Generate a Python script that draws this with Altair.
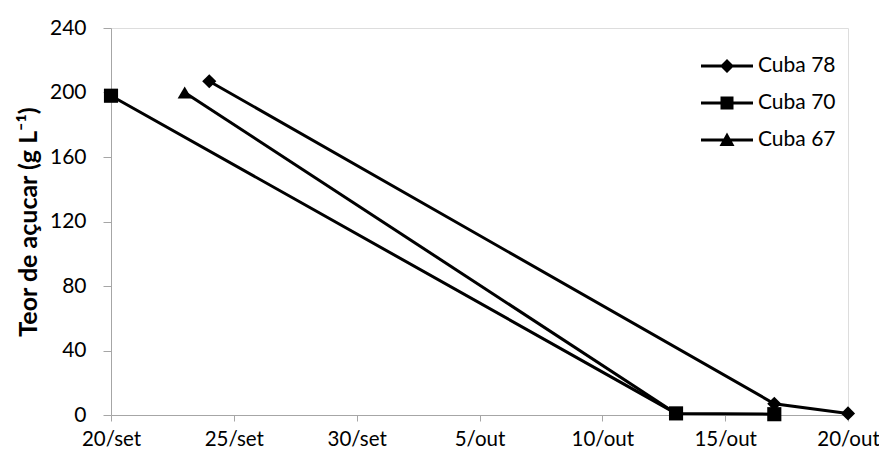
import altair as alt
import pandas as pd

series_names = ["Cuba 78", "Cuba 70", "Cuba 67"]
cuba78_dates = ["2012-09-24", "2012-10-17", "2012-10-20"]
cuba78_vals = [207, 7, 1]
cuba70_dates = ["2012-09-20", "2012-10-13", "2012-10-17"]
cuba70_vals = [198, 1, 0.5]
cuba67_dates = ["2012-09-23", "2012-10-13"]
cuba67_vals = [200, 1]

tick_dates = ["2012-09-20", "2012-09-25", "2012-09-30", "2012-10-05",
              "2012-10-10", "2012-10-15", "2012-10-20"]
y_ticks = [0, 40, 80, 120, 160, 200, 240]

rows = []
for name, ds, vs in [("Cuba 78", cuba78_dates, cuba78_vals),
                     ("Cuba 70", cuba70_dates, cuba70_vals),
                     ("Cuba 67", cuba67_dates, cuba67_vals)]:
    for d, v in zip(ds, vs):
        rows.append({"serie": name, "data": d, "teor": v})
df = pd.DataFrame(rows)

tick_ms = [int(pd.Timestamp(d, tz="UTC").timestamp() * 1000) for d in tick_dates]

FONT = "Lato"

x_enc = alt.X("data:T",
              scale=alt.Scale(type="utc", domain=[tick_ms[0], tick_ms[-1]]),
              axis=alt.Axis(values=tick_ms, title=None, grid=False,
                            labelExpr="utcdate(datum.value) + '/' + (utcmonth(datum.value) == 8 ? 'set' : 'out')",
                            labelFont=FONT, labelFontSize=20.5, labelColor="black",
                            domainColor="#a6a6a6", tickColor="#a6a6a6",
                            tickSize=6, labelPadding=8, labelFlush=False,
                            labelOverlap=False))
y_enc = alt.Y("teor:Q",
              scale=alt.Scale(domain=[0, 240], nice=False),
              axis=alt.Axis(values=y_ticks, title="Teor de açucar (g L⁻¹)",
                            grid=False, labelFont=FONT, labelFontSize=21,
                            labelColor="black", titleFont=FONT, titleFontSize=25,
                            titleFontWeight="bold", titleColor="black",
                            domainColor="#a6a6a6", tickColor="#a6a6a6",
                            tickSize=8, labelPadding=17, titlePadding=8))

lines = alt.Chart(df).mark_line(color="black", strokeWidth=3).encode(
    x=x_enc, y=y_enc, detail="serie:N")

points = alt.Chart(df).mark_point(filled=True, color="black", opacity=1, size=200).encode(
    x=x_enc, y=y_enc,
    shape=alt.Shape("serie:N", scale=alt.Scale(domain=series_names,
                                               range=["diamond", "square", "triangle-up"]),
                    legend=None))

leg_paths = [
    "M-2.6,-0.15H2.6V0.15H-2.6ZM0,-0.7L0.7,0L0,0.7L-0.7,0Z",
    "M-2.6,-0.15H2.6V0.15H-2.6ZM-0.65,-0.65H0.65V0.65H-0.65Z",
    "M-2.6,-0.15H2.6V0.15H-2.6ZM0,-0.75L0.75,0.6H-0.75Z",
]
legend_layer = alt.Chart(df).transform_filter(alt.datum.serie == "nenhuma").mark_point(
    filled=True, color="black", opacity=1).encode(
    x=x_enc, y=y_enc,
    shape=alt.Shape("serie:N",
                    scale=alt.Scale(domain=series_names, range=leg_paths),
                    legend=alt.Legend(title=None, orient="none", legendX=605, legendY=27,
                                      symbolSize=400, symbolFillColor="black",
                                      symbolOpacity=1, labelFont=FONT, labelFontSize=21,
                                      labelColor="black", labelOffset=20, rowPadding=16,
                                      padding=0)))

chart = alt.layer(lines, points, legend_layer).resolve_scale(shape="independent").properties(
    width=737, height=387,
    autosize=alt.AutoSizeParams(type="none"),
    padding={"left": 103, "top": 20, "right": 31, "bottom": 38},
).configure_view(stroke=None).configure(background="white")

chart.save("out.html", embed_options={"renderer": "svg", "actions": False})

---*---

> What to work on
Return the material line for line, from its beginning to the line that contains "import pandas as pd", with the pictures left out.

> Output below
Generate a Python script that draws this with Altair.
import altair as alt
import pandas as pd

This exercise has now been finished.